Otra vez no, clamaba el paddock para sus adentros. Rabia y desconsuelo se fundían en el imaginario colectivo de MotoGP, recordando a Kato. A Noboyuki Wakai. A Ivan Palazzese. Últimas víctimas de un campeonato que años antes había convivido con la muerte en los talones (Patrick Pons, Jarno Saarinen, Renzo Pasolini, Gilberto Parlotti, Santi Herrero).

Una época donde el dolor era un ingrediente demasiado habitual. Parte del pasado. Hasta aquel maldito 5 de septiembre, la de Kato había sido la única tragedia en década y media. Desgraciadamente, desde entonces hemos tenido que llorar a Marco Simoncelli y a Luis Salom.

Estamos llorando demasiado de dolor cuando ya se nos había olvidado. Cuando lo habíamos desterrado, al menos hasta aquel día donde el cielo se nublo ante la incomprensión de ver cómo unas desafortunadas décimas de segundo nos arrebataban la sonrisa de Shoya, que nos había cautivado ganando en Qatar y siendo segundo en Jerez.

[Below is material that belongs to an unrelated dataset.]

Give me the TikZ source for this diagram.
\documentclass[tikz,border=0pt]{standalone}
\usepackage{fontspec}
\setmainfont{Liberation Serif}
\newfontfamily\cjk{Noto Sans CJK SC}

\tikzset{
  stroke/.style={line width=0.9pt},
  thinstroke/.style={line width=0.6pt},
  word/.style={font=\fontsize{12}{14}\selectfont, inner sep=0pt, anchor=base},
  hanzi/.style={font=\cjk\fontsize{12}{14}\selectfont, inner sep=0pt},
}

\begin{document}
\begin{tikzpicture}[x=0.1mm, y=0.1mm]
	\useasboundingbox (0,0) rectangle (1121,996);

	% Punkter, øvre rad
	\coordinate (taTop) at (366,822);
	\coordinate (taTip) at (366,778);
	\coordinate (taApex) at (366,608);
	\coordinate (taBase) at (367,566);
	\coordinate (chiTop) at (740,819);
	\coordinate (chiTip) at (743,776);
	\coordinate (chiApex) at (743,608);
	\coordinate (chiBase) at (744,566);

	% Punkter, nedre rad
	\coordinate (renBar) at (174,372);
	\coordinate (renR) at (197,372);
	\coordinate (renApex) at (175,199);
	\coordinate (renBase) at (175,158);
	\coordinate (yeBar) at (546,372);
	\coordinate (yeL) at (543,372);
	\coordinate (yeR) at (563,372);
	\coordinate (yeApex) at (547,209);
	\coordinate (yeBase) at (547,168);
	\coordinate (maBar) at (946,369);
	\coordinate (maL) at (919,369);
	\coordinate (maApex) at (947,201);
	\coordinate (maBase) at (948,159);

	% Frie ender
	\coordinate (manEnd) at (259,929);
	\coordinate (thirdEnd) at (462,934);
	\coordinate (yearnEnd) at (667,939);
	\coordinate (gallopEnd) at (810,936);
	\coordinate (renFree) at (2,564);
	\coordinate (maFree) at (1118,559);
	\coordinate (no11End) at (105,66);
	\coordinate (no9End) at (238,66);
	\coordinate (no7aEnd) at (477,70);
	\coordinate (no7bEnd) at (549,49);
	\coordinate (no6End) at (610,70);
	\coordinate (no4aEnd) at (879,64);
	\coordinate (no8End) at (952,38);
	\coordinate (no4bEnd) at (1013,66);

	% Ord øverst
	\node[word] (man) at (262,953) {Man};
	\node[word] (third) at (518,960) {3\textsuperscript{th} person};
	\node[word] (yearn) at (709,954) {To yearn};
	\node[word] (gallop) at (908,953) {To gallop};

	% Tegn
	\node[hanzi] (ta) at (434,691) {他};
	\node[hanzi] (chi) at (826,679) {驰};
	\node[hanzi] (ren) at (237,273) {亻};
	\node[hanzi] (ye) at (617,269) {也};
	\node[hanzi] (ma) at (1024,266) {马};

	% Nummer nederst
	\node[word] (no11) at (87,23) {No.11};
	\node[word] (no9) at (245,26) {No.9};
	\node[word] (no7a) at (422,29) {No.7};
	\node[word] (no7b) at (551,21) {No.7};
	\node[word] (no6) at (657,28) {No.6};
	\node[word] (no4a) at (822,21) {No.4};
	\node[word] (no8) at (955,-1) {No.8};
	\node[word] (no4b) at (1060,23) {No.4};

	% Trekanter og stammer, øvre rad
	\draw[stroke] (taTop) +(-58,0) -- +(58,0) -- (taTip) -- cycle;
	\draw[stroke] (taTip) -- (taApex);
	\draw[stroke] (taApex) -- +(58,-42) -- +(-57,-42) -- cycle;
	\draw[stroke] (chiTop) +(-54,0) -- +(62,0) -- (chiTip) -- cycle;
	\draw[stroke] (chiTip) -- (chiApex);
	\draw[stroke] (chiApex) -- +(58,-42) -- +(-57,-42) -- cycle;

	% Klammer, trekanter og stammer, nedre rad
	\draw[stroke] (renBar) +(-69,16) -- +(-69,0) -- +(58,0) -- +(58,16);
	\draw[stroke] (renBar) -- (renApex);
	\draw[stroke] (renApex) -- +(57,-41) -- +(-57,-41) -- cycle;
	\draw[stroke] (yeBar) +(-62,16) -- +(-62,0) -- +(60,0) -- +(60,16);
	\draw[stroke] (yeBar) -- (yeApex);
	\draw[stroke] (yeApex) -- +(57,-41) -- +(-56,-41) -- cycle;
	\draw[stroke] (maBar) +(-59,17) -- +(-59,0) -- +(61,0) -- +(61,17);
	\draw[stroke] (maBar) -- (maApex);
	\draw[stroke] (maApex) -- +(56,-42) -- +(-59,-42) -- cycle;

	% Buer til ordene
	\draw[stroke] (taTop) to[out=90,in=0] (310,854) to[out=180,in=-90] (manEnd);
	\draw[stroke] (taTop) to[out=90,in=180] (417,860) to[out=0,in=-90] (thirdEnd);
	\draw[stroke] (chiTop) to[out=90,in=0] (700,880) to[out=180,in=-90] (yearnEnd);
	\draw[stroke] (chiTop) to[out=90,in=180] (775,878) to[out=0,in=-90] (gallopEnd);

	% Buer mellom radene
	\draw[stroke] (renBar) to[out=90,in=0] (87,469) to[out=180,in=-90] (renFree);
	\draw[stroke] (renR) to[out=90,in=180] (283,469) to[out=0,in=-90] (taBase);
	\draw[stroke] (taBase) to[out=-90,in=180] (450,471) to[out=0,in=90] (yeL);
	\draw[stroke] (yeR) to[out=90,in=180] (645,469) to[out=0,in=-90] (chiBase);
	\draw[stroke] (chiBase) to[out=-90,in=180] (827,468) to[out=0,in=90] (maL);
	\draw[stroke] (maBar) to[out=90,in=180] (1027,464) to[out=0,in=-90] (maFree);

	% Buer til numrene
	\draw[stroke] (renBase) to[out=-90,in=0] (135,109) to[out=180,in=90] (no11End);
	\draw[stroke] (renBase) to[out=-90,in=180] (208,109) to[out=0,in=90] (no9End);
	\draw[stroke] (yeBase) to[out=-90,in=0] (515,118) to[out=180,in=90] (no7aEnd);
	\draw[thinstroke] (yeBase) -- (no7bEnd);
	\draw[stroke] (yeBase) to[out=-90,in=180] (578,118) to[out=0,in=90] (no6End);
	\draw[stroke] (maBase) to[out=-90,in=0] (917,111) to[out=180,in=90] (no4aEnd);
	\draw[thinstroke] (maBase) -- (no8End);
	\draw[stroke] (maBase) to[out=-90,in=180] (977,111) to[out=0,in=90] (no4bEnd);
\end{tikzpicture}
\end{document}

En Misano, intentaba enderezar una temporada que se le había ido torciendo, pero en la que ya se había permitido el lujo de ilusionar, a sus 20 años, al país más necesitado de alegrías del motociclismo mundial: Japón. Allí, con solo 16 años, había sido subcampeón del All Japan de 125cc en su primer año –solamente por detrás de un Takaaki Nakagami que ganó todas las carreras-; un puesto que repetiría dos años después en la categoría de 250cc, por detrás de Takumi Takahashi.

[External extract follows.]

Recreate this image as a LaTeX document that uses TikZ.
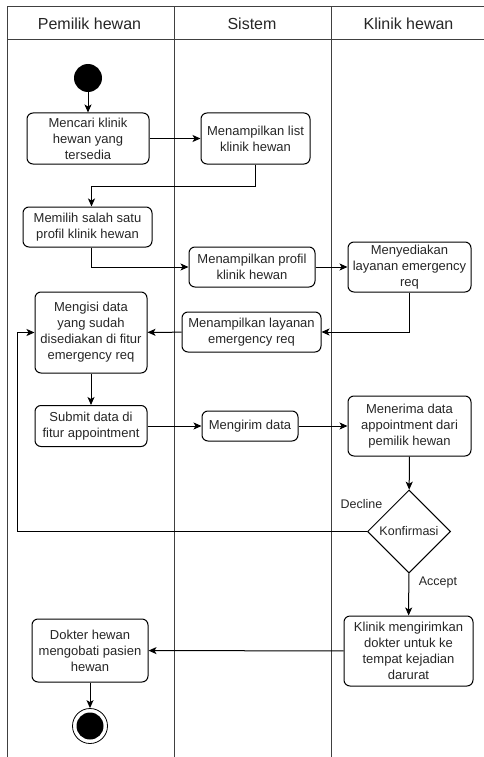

No esperó a ganar el título para saltar al mundial, donde había competido tres veces como ‘wild card’ en Japón, puntuando en la última de ellas. En su primer año en el cuarto de litro se hizo asiduo de los puntos, pero cuando empezó a brillar con fuerza fue en su segunda temporada mundialista, ya en Moto2.

Aunque no encontró continuidad a su fulgurante inicio de año, cinco top 6 en las seis primeras carreras eran motivos para ilusionar al país del sol naciente. Su sonrisa, perennemente dibujada en su aniñado rostro, se había convertido en la sonrisa de Japón. En la sonrisa de Moto2.

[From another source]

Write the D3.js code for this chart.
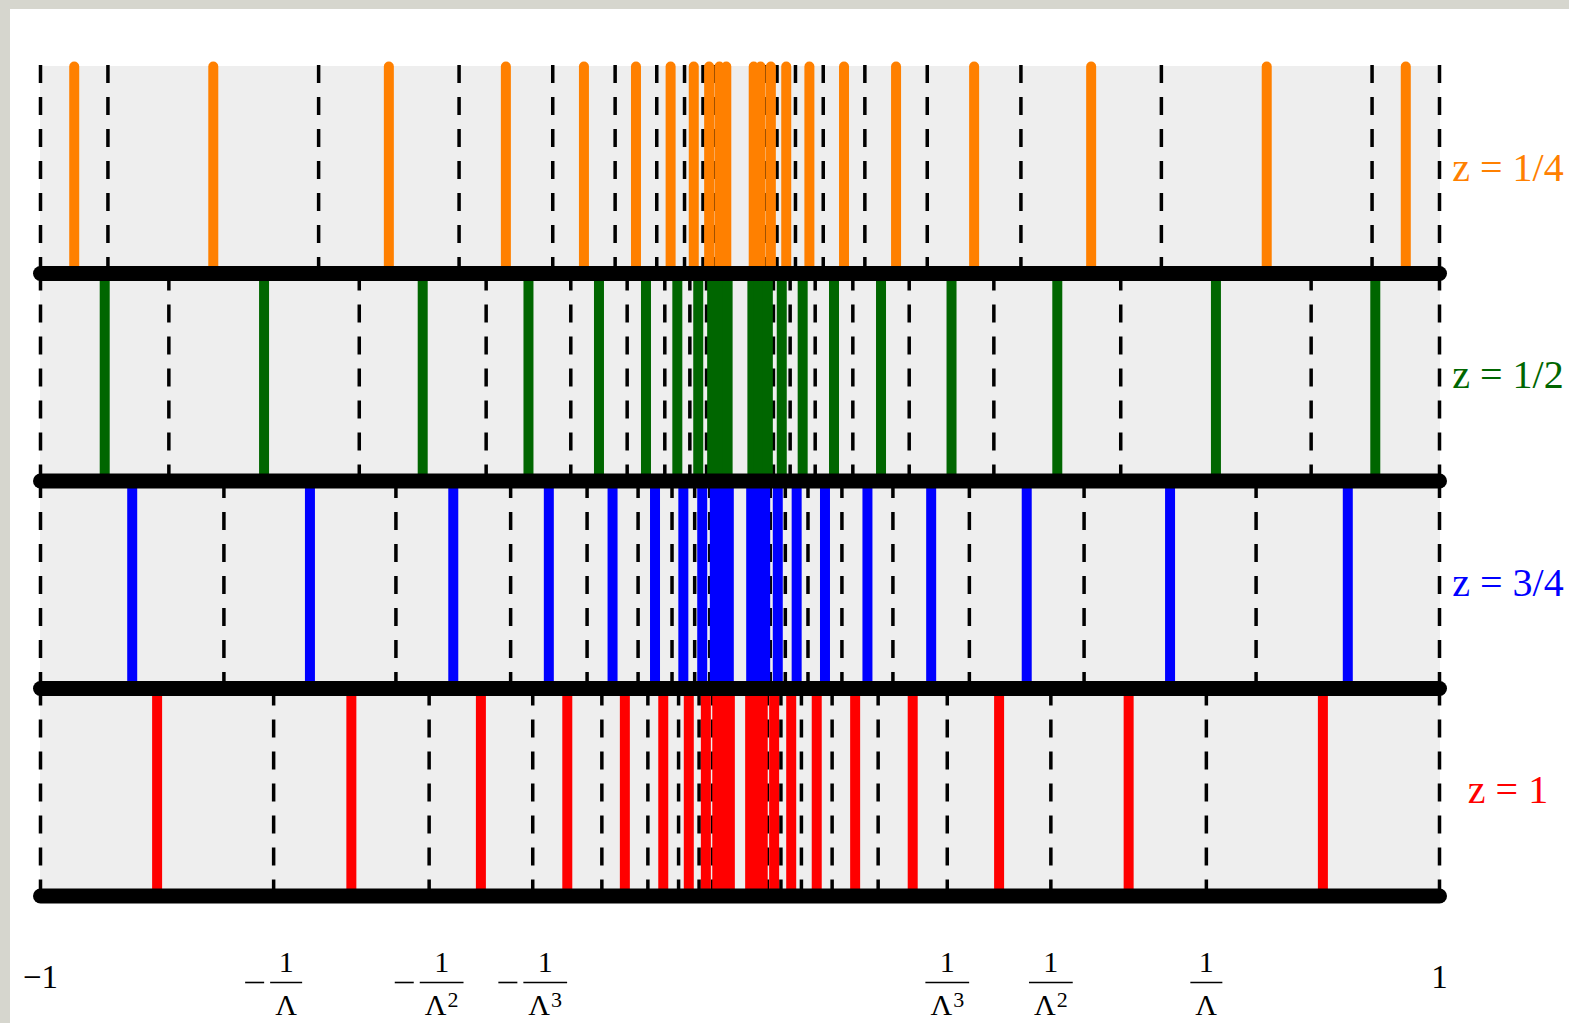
<!DOCTYPE html>
<html>
<head>
<meta charset="utf-8">
<script src="https://cdn.jsdelivr.net/npm/d3@7"></script>
<style>
  html, body { margin: 0; padding: 0; background: #ffffff; }
  svg { display: block; }
</style>
</head>
<body>
<svg id="chart" width="1569" height="1023"></svg>
<script>
// ---------- data ----------
const panelLabels = ["z = 1/4", "z = 1/2", "z = 3/4", "z = 1"];
const panelColors = ["#ff8000", "#006600", "#0000ff", "#ff0000"];

// dashed reference lines, one list per panel
const dashQuarter = [-1, -0.9036, -0.6024, -0.4016, -0.2677, -0.1785, -0.1190, -0.0793, -0.0529, -0.0353, -0.0235, -0.0157,
                     0.0157, 0.0235, 0.0353, 0.0529, 0.0793, 0.1190, 0.1785, 0.2677, 0.4016, 0.6024, 0.9036, 1];
const dashHalf = [-1, -0.8165, -0.5443, -0.3629, -0.2419, -0.1613, -0.1075, -0.0717, -0.0478, -0.0319, -0.0212, -0.0142,
                  0.0142, 0.0212, 0.0319, 0.0478, 0.0717, 0.1075, 0.1613, 0.2419, 0.3629, 0.5443, 0.8165, 1];
const dashThreeQuarter = [-1, -0.7378, -0.4919, -0.3279, -0.2186, -0.1457, -0.0972, -0.0648, -0.0432, -0.0288, -0.0192, -0.0128,
                          0.0128, 0.0192, 0.0288, 0.0432, 0.0648, 0.0972, 0.1457, 0.2186, 0.3279, 0.4919, 0.7378, 1];
const dashOne = [-1, -0.6667, -0.4444, -0.2963, -0.1975, -0.1317, -0.0878, -0.0585, -0.0390, -0.0260, -0.0173, -0.0116,
                 0.0116, 0.0173, 0.0260, 0.0390, 0.0585, 0.0878, 0.1317, 0.1975, 0.2963, 0.4444, 0.6667, 1];

// coloured lines, one list per panel
const linesQuarter = [-0.9518, -0.7530, -0.5020, -0.3347, -0.2231, -0.1487, -0.0992, -0.0661, -0.0441, -0.0294, -0.0196,
                      0.0196, 0.0294, 0.0441, 0.0661, 0.0992, 0.1487, 0.2231, 0.3347, 0.5020, 0.7530, 0.9518];
const linesHalf = [-0.9082, -0.6804, -0.4536, -0.3024, -0.2016, -0.1344, -0.0896, -0.0597, -0.0398, -0.0266, -0.0177,
                   0.0177, 0.0266, 0.0398, 0.0597, 0.0896, 0.1344, 0.2016, 0.3024, 0.4536, 0.6804, 0.9082];
const linesThreeQuarter = [-0.8689, -0.6148, -0.4099, -0.2733, -0.1822, -0.1215, -0.0810, -0.0540, -0.0360, -0.0240, -0.0160,
                           0.0160, 0.0240, 0.0360, 0.0540, 0.0810, 0.1215, 0.1822, 0.2733, 0.4099, 0.6148, 0.8689];
const linesOne = [-0.8333, -0.5556, -0.3704, -0.2469, -0.1646, -0.1097, -0.0732, -0.0488, -0.0325, -0.0217, -0.0145,
                  0.0145, 0.0217, 0.0325, 0.0488, 0.0732, 0.1097, 0.1646, 0.2469, 0.3704, 0.5556, 0.8333];

// bottom tick labels
const tickValues = [-1, -0.6667, -0.4444, -0.2963, 0.2963, 0.4444, 0.6667, 1];
const tickNeg    = [true, true, true, true, false, false, false, false];
const tickPower  = [0, 1, 2, 3, 3, 2, 1, 0];   // 0 = plain number, n = 1/Λ^n

// ---------- layout ----------
const svg = d3.select("#chart");
const W = 1569, H = 1023;

// page frame
svg.append("rect").attr("x", 0).attr("y", 0).attr("width", W).attr("height", H).attr("fill", "#d6d6ce");
svg.append("rect").attr("x", 10).attr("y", 9).attr("width", W - 10).attr("height", H - 9).attr("fill", "#ffffff");

const x = d3.scaleLinear().domain([-1, 1]).range([40.5, 1439.5]);
const y = d3.scaleBand().domain(panelLabels).range([66, 896]).paddingInner(0).paddingOuter(0);

const panels = panelLabels.map((label, i) => ({
  label,
  color: panelColors[i],
  dashes: [dashQuarter, dashHalf, dashThreeQuarter, dashOne][i],
  lines: [linesQuarter, linesHalf, linesThreeQuarter, linesOne][i]
}));

const gPanels = svg.append("g");
panels.forEach(p => {
  const top = y(p.label), bottom = top + y.bandwidth();
  const g = gPanels.append("g");
  g.append("rect")
    .attr("x", x(-1) - 0.5).attr("y", top)
    .attr("width", x(1) - x(-1) + 1).attr("height", y.bandwidth())
    .attr("fill", "#eeeeee");
  g.selectAll("line.dash").data(p.dashes).join("line")
    .attr("class", "dash")
    .attr("x1", d => x(d)).attr("x2", d => x(d))
    .attr("y1", top - 1).attr("y2", bottom)
    .attr("stroke", "#000").attr("stroke-width", 3.5)
    .attr("stroke-dasharray", "18,14");
  g.selectAll("line.mark").data(p.lines).join("line")
    .attr("class", "mark")
    .attr("x1", d => x(d)).attr("x2", d => x(d))
    .attr("y1", top + 0.5).attr("y2", bottom)
    .attr("stroke", p.color).attr("stroke-width", 10).attr("stroke-linecap", "round");
  g.append("text")
    .attr("x", 1508).attr("y", top + y.bandwidth() / 2 + 11)
    .attr("text-anchor", "middle")
    .attr("font-family", "'Liberation Serif', 'DejaVu Serif', serif")
    .attr("font-size", 40)
    .attr("fill", p.color)
    .text(p.label);
});

// thick black baselines
svg.append("g").selectAll("line").data(panelLabels).join("line")
  .attr("x1", x(-1)).attr("x2", x(1))
  .attr("y1", d => y(d) + y.bandwidth()).attr("y2", d => y(d) + y.bandwidth())
  .attr("stroke", "#000").attr("stroke-width", 15).attr("stroke-linecap", "round");

// bottom tick labels
const fontFam = "'Liberation Serif', 'DejaVu Serif', serif";
const gTicks = svg.append("g");
tickValues.forEach((v, i) => {
  const tx = x(v);
  if (tickPower[i] === 0) {
    gTicks.append("text")
      .attr("x", tx).attr("y", 988)
      .attr("text-anchor", "middle")
      .attr("font-family", fontFam).attr("font-size", 33)
      .attr("fill", "#000")
      .text(tickNeg[i] ? "\u22121" : "1");
    return;
  }
  const g = gTicks.append("g");
  const den = g.append("text")
    .attr("y", 1015)
    .attr("font-family", fontFam).attr("font-size", 30).attr("fill", "#000");
  den.append("tspan").text("\u039B");
  if (tickPower[i] > 1) {
    den.append("tspan").attr("font-size", 22).attr("dy", -8).attr("dx", 1).text(String(tickPower[i]));
  }
  const dw = den.node().getBBox().width;
  const bw = dw + 10;
  const minusW = 19, gap = 6;
  const total = (tickNeg[i] ? minusW + gap : 0) + bw;
  const left = tx - total / 2;
  const barLeft = left + (tickNeg[i] ? minusW + gap : 0);
  den.attr("x", barLeft + 5);
  g.append("line")
    .attr("x1", barLeft).attr("x2", barLeft + bw)
    .attr("y1", 982.5).attr("y2", 982.5)
    .attr("stroke", "#000").attr("stroke-width", 1.4);
  g.append("text")
    .attr("x", barLeft + bw / 2).attr("y", 972)
    .attr("text-anchor", "middle")
    .attr("font-family", fontFam).attr("font-size", 30).attr("fill", "#000")
    .text("1");
  if (tickNeg[i]) {
    g.append("line")
      .attr("x1", left).attr("x2", left + minusW)
      .attr("y1", 982.5).attr("y2", 982.5)
      .attr("stroke", "#000").attr("stroke-width", 1.6);
  }
});
</script>
</body>
</html>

Esa sonrisa le había abierto los corazones de todo el paddock y de todos los aficionados en sus casas. Por eso fue tan injusto, tan descorazonador que tuviese que ser precisamente su adiós el que nos recordara que la historia del mundial también se escribe con lágrimas de dolor.

Fueron innumerables los homenajes para recordar su figura. Por encima de ellos, destacará para siempre el de quien fue, desde pequeño, uno de sus mayores rivales y, sobre todo, uno de sus mejores amigos: Takaaki Nakagami. En 2013, en Misano, acabó segundo y en la vuelta de honor se fue hacia la placa en memoria de Tomizawa para dedicarle la victoria a Yukiko, la madre de Shoya.

El gesto de respeto de Nakagami fue el de todos los aficionados del mundo. La reverencia ante su recuerdo, la escenificación del reconocimiento global a un joven veinteañero al que, un día, todos lloramos; pero ante el que siempre sonreímos. Ante el que seguimos sonriendo.

Con su adiós, volvió el dolor, el llanto desconsolado. Pero ahora, con la perspectiva del tiempo, al recordar a Shoya Tomizawa lo que se recuerda es su sonrisa. E, inevitablemente, al recordarle, lo que se nos dibuja en el rostro es precisamente una sonrisa. No hay mejor tributo. Cada persona se hace eterna de una forma: Shoya lo hizo en una moto. Sonriendo.